The dirge notes that the Four Questions of the Passover Seder symbolically capture the spirit of our sense of despair: “I will ask some questions of the Holy Congregation.” Then it continues, “Why on Passover do we eat matza and bitter herbs while this night is all bitterness?” The soulful words and melody reverberate through me and all those who recite it – especially at the Kotel.
Tisha Be’av is the only traditional day of observance in our calendar that occurs when Jewish summer camps are operating in the northern hemisphere. Before the establishment of Israel, Tisha Be’av was not only a time of mournful commemoration for thousands of youngsters at camp, but a rallying point for Zionist affirmation with hope for the creation of a Jewish state. Interestingly, in the majority of Jewish camps in the US, the summer yahrzeits of Herzl and Bialik became very important for studying their writings and powerful poetry. Special programming was introduced to make these two significant individuals in modern Jewish history come alive. American Jews in their 60s and 70s know something about these two men because of what they learned in camp.

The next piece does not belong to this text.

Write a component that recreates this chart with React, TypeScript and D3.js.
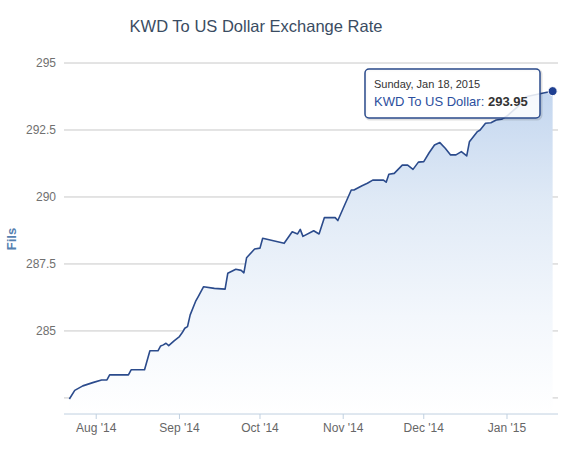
import React from "react";
import * as d3 from "d3";

// daily KWD -> USD rate, in fils
const dates = [
  "2014-07-22", "2014-07-24", "2014-07-27", "2014-07-31", "2014-08-03", "2014-08-05",
  "2014-08-06", "2014-08-13", "2014-08-14", "2014-08-19", "2014-08-21", "2014-08-24",
  "2014-08-25", "2014-08-26", "2014-08-27", "2014-08-28", "2014-08-30", "2014-09-01",
  "2014-09-02", "2014-09-03", "2014-09-04", "2014-09-05", "2014-09-07", "2014-09-08",
  "2014-09-10", "2014-09-14", "2014-09-18", "2014-09-19", "2014-09-22", "2014-09-24",
  "2014-09-25", "2014-09-26", "2014-09-29", "2014-10-01", "2014-10-02", "2014-10-10",
  "2014-10-13", "2014-10-15", "2014-10-16", "2014-10-17", "2014-10-21", "2014-10-23",
  "2014-10-25", "2014-10-29", "2014-10-30", "2014-11-01", "2014-11-04", "2014-11-05",
  "2014-11-08", "2014-11-10", "2014-11-12", "2014-11-16", "2014-11-17", "2014-11-18",
  "2014-11-20", "2014-11-23", "2014-11-25", "2014-11-27", "2014-11-29", "2014-12-01",
  "2014-12-03", "2014-12-05", "2014-12-07", "2014-12-09", "2014-12-11", "2014-12-13",
  "2014-12-15", "2014-12-17", "2014-12-18", "2014-12-21", "2014-12-22", "2014-12-24",
  "2014-12-26", "2014-12-28", "2014-12-30", "2015-01-01", "2015-01-05", "2015-01-08",
  "2015-01-15", "2015-01-18",
];

const rates = [
  282.46, 282.78, 282.95, 283.08, 283.17, 283.17,
  283.36, 283.36, 283.55, 283.55, 284.26, 284.26,
  284.44, 284.48, 284.54, 284.45, 284.63, 284.79,
  284.93, 285.1, 285.16, 285.6, 286.1, 286.28,
  286.65, 286.59, 286.56, 287.15, 287.3, 287.26,
  287.17, 287.73, 288.06, 288.09, 288.46, 288.27,
  288.7, 288.62, 288.79, 288.53, 288.74, 288.62,
  289.23, 289.23, 289.12, 289.58, 290.26, 290.26,
  290.42, 290.51, 290.63, 290.63, 290.55, 290.85,
  290.88, 291.19, 291.19, 291.03, 291.3, 291.32,
  291.65, 291.94, 292.03, 291.82, 291.57, 291.57,
  291.69, 291.53, 292.06, 292.44, 292.5, 292.75,
  292.77, 292.87, 292.9, 293.02, 293.37, 293.74,
  293.89, 293.95,
];

const yTicks = [282.5, 285, 287.5, 290, 292.5, 295];
const monthTicks = ["2014-08-01", "2014-09-01", "2014-10-01", "2014-11-01", "2014-12-01", "2015-01-01"];

const title = "KWD To US Dollar Exchange Rate";
const seriesName = "KWD To US Dollar";
const yTitle = "Fils";

const W = 572;
const H = 450;
const left = 64;
const right = 558;
const top = 63;
const bottom = 414;
const font = "'Liberation Sans', Arial, Helvetica, sans-serif";

const parse = d3.timeParse("%Y-%m-%d");

export default function App() {
  const data = dates.map((d, i) => ({ date: parse(d) as Date, value: rates[i] }));

  const x = d3
    .scaleTime()
    .domain([parse("2014-07-20") as Date, parse("2015-01-20") as Date])
    .range([left, right]);
  const y = d3.scaleLinear().domain([281.9, 295]).range([bottom, top]);

  const line = d3
    .line<{ date: Date; value: number }>()
    .x((d) => x(d.date))
    .y((d) => y(d.value));
  const area = d3
    .area<{ date: Date; value: number }>()
    .x((d) => x(d.date))
    .y0(bottom)
    .y1((d) => y(d.value));

  const last = data[data.length - 1];
  const fmtMonth = d3.timeFormat("%b '%y");
  const fmtDay = d3.timeFormat("%A, %b %-d, %Y");

  // tooltip box
  const tipX = 365;
  const tipY = 69;
  const tipW = 175;
  const tipH = 49;

  return (
    <svg
      width={W}
      height={H}
      style={{ position: "absolute", left: 0, top: 0, background: "#fff" }}
      fontFamily={font}
    >
      <defs>
        <linearGradient id="fillGrad" gradientUnits="userSpaceOnUse" x1="0" y1={y(294)} x2="0" y2={bottom}>
          <stop offset="0" stopColor="#c3d6ef" />
          <stop offset="0.35" stopColor="#e0eaf6" />
          <stop offset="0.7" stopColor="#f3f7fc" />
          <stop offset="1" stopColor="#ffffff" />
        </linearGradient>
      </defs>

      <text x={256} y={32} textAnchor="middle" fontSize={16.5} fill="#3a4c62">
        {title}
      </text>

      {yTicks.map((t) => (
        <g key={t}>
          <line x1={left} x2={right} y1={y(t)} y2={y(t)} stroke="#c8c8c8" strokeWidth={1} />
          {t !== yTicks[0] && (
            <text x={56} y={y(t) + 4} textAnchor="end" fontSize={12} fill="#707070">
              {t}
            </text>
          )}
        </g>
      ))}

      <text
        transform={`translate(16, 239) rotate(-90)`}
        textAnchor="middle"
        fontSize={13}
        fontWeight="bold"
        fill="#5580b0"
      >
        {yTitle}
      </text>

      <path d={area(data) ?? ""} fill="url(#fillGrad)" />
      <path d={line(data) ?? ""} fill="none" stroke="#2b4b8c" strokeWidth={1.6} strokeLinejoin="round" />

      <line x1={left} x2={right} y1={bottom} y2={bottom} stroke="#c0d0e0" strokeWidth={1} />
      {monthTicks.map((m) => {
        const d = parse(m) as Date;
        return (
          <g key={m}>
            <line x1={x(d)} x2={x(d)} y1={bottom} y2={bottom + 5} stroke="#c0d0e0" />
            <text x={x(d)} y={432} textAnchor="middle" fontSize={12} fill="#666">
              {fmtMonth(d)}
            </text>
          </g>
        );
      })}

      <circle cx={x(last.date)} cy={y(last.value)} r={4.5} fill="#1f3f91" stroke="#fff" strokeWidth={1} />

      <rect
        x={tipX + 1}
        y={tipY + 1}
        width={tipW}
        height={tipH}
        rx={4}
        fill="none"
        stroke="#000"
        strokeOpacity={0.12}
        strokeWidth={3}
      />
      <rect
        x={tipX}
        y={tipY}
        width={tipW}
        height={tipH}
        rx={4}
        fill="#fff"
        fillOpacity={0.85}
        stroke="#2b4b8c"
        strokeWidth={1.5}
      />
      <text x={tipX + 9} y={tipY + 19} fontSize={11} fill="#333">
        {fmtDay(last.date)}
      </text>
      <text x={tipX + 9} y={tipY + 37} fontSize={13}>
        <tspan fill="#2c4f9e">{seriesName}: </tspan>
        <tspan fill="#333" fontWeight="bold">
          {last.value.toFixed(2)}
        </tspan>
      </text>
    </svg>
  );
}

During the first 19 years of Israel’s existence, with access to the Kotel denied, Tisha Be’av in the camp setting embodied the hope for the ultimate reunification of the city. That is why the 1967 war was so meaningful. The hopes of thousands of American Jews from their 30s to their 60s with a love for the whole of Israel and united Jerusalem had their basis, frequently, in their Tisha Be’av experiences away from home.

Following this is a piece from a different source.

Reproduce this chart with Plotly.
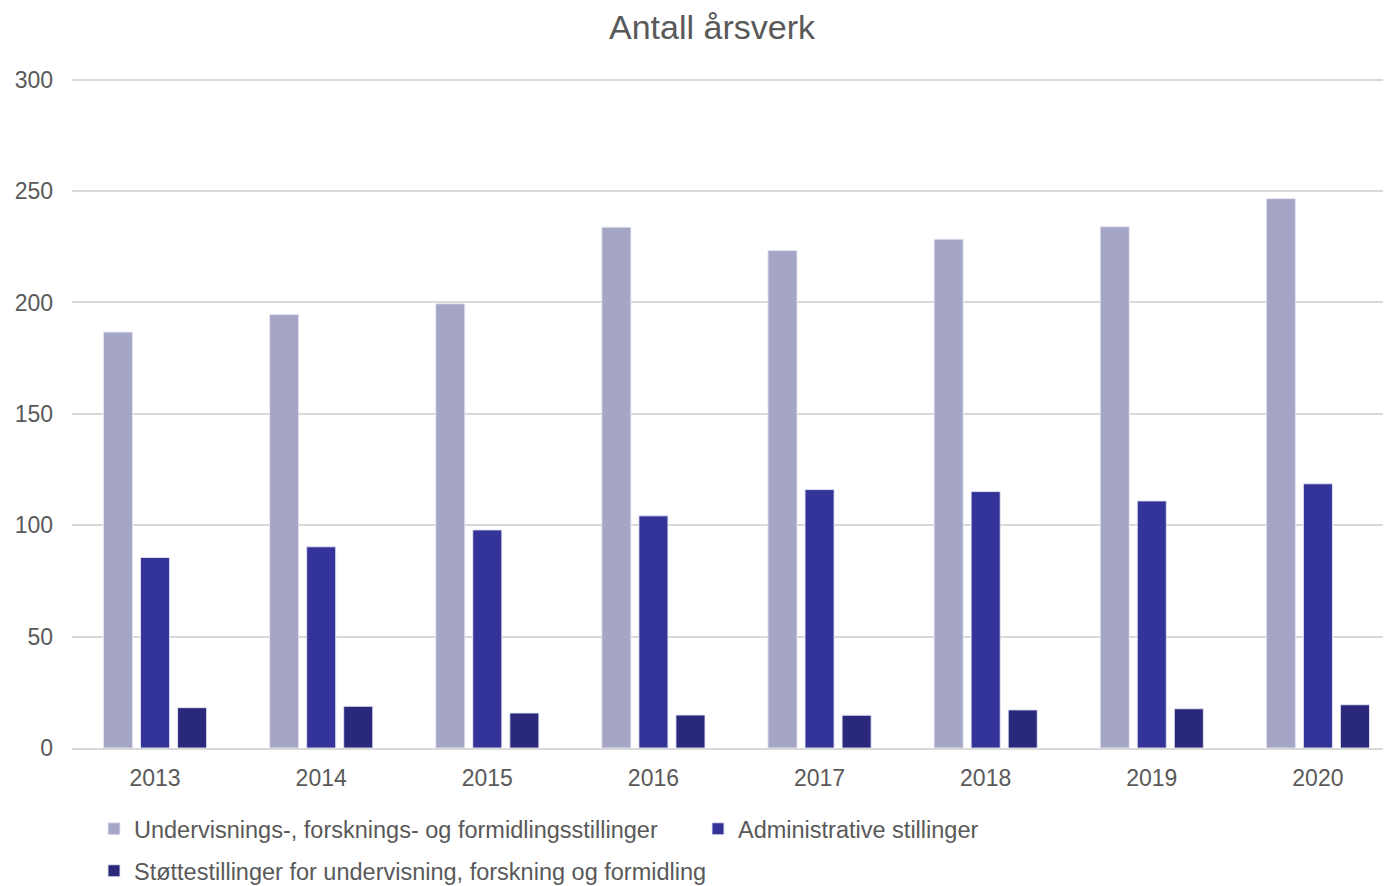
import plotly.graph_objects as go

years = ["2013", "2014", "2015", "2016", "2017", "2018", "2019", "2020"]
undervisning = [186.7, 194.6, 199.4, 233.8, 223.3, 228.4, 234.0, 246.6]
administrative = [85.5, 90.3, 97.9, 104.2, 116.0, 115.1, 110.9, 118.6]
stotte = [18.1, 18.7, 15.7, 14.8, 14.7, 17.1, 17.6, 19.4]

names = [
    "Undervisnings-, forsknings- og formidlingsstillinger",
    "Administrative stillinger",
    "Støttestillinger for undervisning, forskning og formidling",
]
colors = ["#A5A5C6", "#333399", "#29287A"]
series = [undervisning, administrative, stotte]
legends = ["legend", "legend", "legend2"]

FONT = "Liberation Sans, Arial, sans-serif"
GRAY = "#595959"
W, H = 1383, 878  # page body has an 8px margin

fig = go.Figure()
for name, vals, col, lg in zip(names, series, colors, legends):
    fig.add_trace(go.Bar(
        x=years, y=vals, name=name, legend=lg,
        marker=dict(color=col, line=dict(color="rgba(230,230,245,0.9)", width=1)),
    ))

legend_common = dict(orientation="h", xref="container", yref="container",
                     xanchor="left", yanchor="top",
                     font=dict(size=23.5, color=GRAY, family=FONT),
                     bgcolor="rgba(0,0,0,0)")

fig.update_layout(
    width=W, height=H,
    paper_bgcolor="white", plot_bgcolor="white",
    margin=dict(l=64, r=0, t=65.32, b=138, autoexpand=False),
    barmode="group", bargap=0.331, bargroupgap=0.216,
    font=dict(family=FONT, color=GRAY),
    title=dict(text="Antall årsverk", x=704 / W, xref="container", xanchor="center",
               y=1 - 19 / H, yref="container", yanchor="middle",
               font=dict(size=34, color=GRAY, family=FONT)),
    xaxis=dict(range=[-0.5, 7.44], showgrid=False, showline=True, linecolor="#D9D9D9",
               linewidth=1.5, ticks="", tickfont=dict(size=23, color=GRAY),
               ticklabelstandoff=9),
    yaxis=dict(range=[0, 303], tickvals=[0, 50, 100, 150, 200, 250, 300],
               showgrid=True, gridcolor="#D9D9D9", gridwidth=1.5, zeroline=False,
               ticks="", tickfont=dict(size=23, color=GRAY), ticklabelstandoff=18),
    legend=dict(legend_common, x=86 / W, y=1 - 799 / H,
                entrywidth=559, entrywidthmode="pixels"),
    legend2=dict(legend_common, x=86 / W, y=1 - 841 / H),
)

fig.write_html("out.html")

Now thankfully we can stand in the Jewish Quarter and view the waves of people on their way to the Kotel. You yourself can join those who are trying so hard to draw near to the Western Wall. In my case, I would like to see a unified service for men and women so that the last words of Lamentations can come true: “Take us back, O Lord, to Thee and let us return; renew our days as of old.”